Digital transformation - effective abandonment strategy

As discussed previously, the abandonment strategy can be an effective digital transformation approach for those carrying a large amount of unsupported brittle and unstable, legacy technology. Instead of attempting to modify, upgrade, modernize or transform, simply replace with modern technology.


While this strategy makes sense on paper, it comes with a lot of perils. Failure is commonplace for a variety of reasons. execute the abandonment strategy, the following are some considerations:

  1. Firmly anchor on customer needs.

    1. Internal needs e.g getting on new sexier or manageable technology is often the driver.

    2. Your customer may in fact be fine and accustomed to the experience of your application.

    3. Customers and users are generally averse to change.

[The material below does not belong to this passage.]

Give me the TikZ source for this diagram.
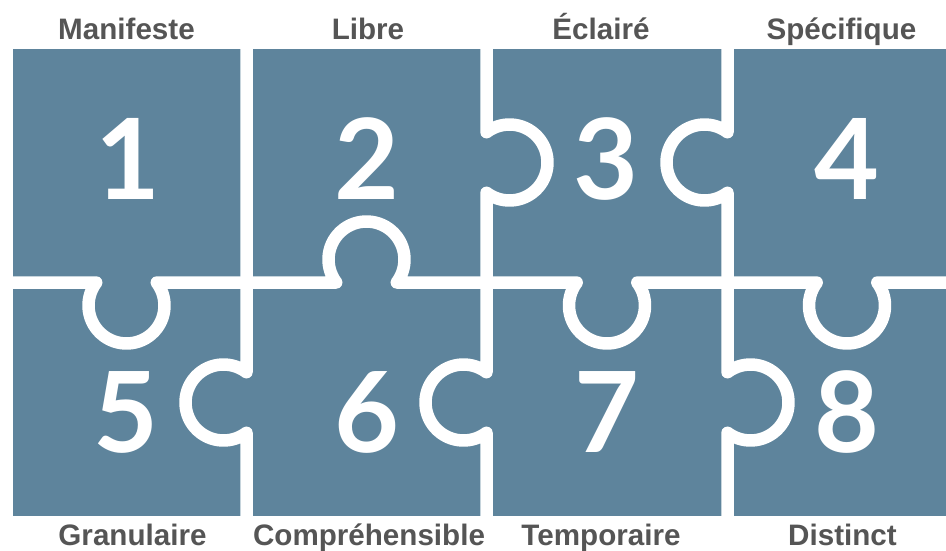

You may roll out something significantly better and newer and they will completely reject it because it is not what they are familiar with.

    4. Understand what their most pressing problems are and ensure that your replacement solution fully address these problems.

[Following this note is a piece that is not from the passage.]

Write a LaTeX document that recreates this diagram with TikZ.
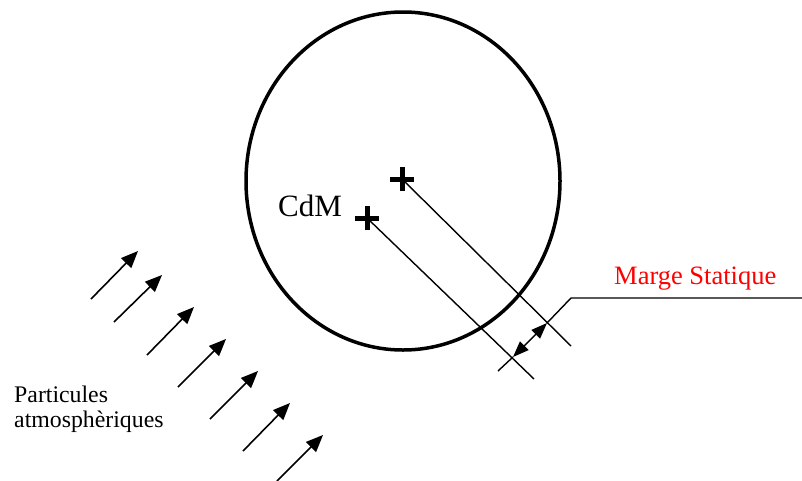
\documentclass[tikz,border=0pt]{standalone}
\usepackage{fontspec}
\setmainfont{Liberation Serif}
\usetikzlibrary{arrows.meta}
\begin{document}
\begin{tikzpicture}[x=1pt,y=-1pt,
  thinline/.style={line width=1.4pt},
  crossmark/.style={line width=5pt},
  flowarrow/.style={line width=1.6pt,-{Triangle[length=17pt,width=14pt]}},
  lbl/.style={inner sep=0pt,anchor=base west}]
\useasboundingbox (0,0) rectangle (802,480);
% body
\draw[line width=3.5pt] (403,181) ellipse [x radius=157, y radius=169];
% centres
\coordinate (c1) at (402,179);
\coordinate (c2) at (367,218);
\draw[crossmark] ([xshift=-12pt]c1) -- ([xshift=12pt]c1) ([yshift=-12pt]c1) -- ([yshift=12pt]c1);
\draw[crossmark] ([xshift=-12pt]c2) -- ([xshift=12pt]c2) ([yshift=-12pt]c2) -- ([yshift=12pt]c2);
\coordinate (e1) at (571,346);
\coordinate (e2) at (534,379);
\draw[thinline] (c1) -- (e1);
\draw[thinline] (c2) -- (e2);
% margin dimension
\coordinate (m0) at (498,371);
\coordinate (m1) at (513,357);
\coordinate (m2) at (547,323);
\coordinate (m3) at (571,298);
\coordinate (m4) at (802,298);
\draw[thinline] (m0) -- (m1);
\draw[thinline,{Triangle[length=16pt,width=12pt]}-{Triangle[length=16pt,width=12pt]}] (m1) -- (m2);
\draw[thinline] (m2) -- (m3) -- (m4);
% labels
\node[lbl,font=\fontsize{31}{34}\selectfont] (cdm) at (278,216) {CdM};
\node[lbl,font=\fontsize{26.5}{29}\selectfont,text=red] (ms) at (614,284) {Marge Statique};
\node[lbl,font=\fontsize{23.8}{25}\selectfont,align=left] (pa) at (14,427) {Particules\\atmosphèriques};
% particle arrows
\foreach \i/\tx/\ty/\hx/\hy in {1/91/299/138/251, 2/114/322/162/275, 3/147/355/194/307, 4/178/387/226/339, 5/210/419/258/371, 6/243/451/290/403, 7/277/481/323/435} {
  \coordinate (t\i) at (\tx,\ty);
  \coordinate (h\i) at (\hx,\hy);
  \draw[flowarrow] (t\i) -- (h\i);
}
\end{tikzpicture}
\end{document}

    5. Doing this will practically eliminate your eventual struggle to migrate customers to your new solution.

    6. you will get more grace from your users when there are issues. You were after all, solving a problem that is important to them.

  2. Carefully consider the solution.

    1. What does the existing legacy solution do well?

    2. What does it do really poorly?

    3. Should you overhaul the solution or focus on replacing the problematic sections of the application?

    4. What is the right technology and solution architecture?

  3. De-risk the delivery?

    1. Before committing fully to a large multi-year program, it can be very productive to pressure-test your plans and fail fast if necessary.

    2. For critical projects get an objective third party to review the solution, team and delivery plan.

    3. What are the risks/unknowns in the new proposed solution?

    4. Does your delivery team sufficiently balance domain expertise,

    5. Implement targeted proofs of concept to prove out areas with uncertainty.

    6. Identify ways to sequence delivery in order to reduce risk and avoid a big bang deployment.

    7. Do your estimates fairly reflect the effort, cost of the new solution. Don't under-estimate complexity, effort or cost of implementing and rolling out the new solution.

  4. Build a robust retention plan.

    1. Few things will seek an abandonment strategy faster than the loss of key staff.

    2. On the legacy side, loss of staff will mean that a) the things that have to be done to keep legacy chugging along are no longer happening. This will in turn leads to system degradation and outages. b) there will be poor levels of support for customers and employees that depend on this system.

    3. For the new solution being implemented, loss of talent may mean lower quality, lack of ownership, delayed delivery targets which will strain the resources of the organization.

    4. It is therefore important to quickly identify the critical people in both the new and old solution and ensure that you take action to ensure that you don't lose key resources at a suboptimal time.

  5. Ensure stability of the legacy platform.

    1. You may abhor your legacy platform for its failures, But chances are that is still supports or drives your business.

    2. If you don't properly manage your legacy platforms, your transformation plans are likely to fail.

    3. Issues from legacy platforms draw resources and attention from the new platform, prolonging delivery.

    4. Customers that experience increasing issues in the old platform are more likely to switch to a competitor instead of to your new platform.

    5. To ensure stability in your legacy platform,

    • Document the known fragile areas of the system,

    • Document the ongoing actions that are critical to keep your platform running smoothly.

    • Identify the people that are critical for performing those actions,

    • Ensure a strong team retention plan for the people that are critical for keeping your legacy platform running smoothly.

    • Stop or significantly slow down any system changes in your legacy platform.

    • Beef up your monitoring and application testing infrastructure (both functional and performance testing).

    • Rigorously prepare for peak usage periods. For many organizations, usage is predictable. It may vary seasonally or even intra-day. Using the low usage period to harden the system and prepare for peak usage will keep you from having to react to issues during the critical period.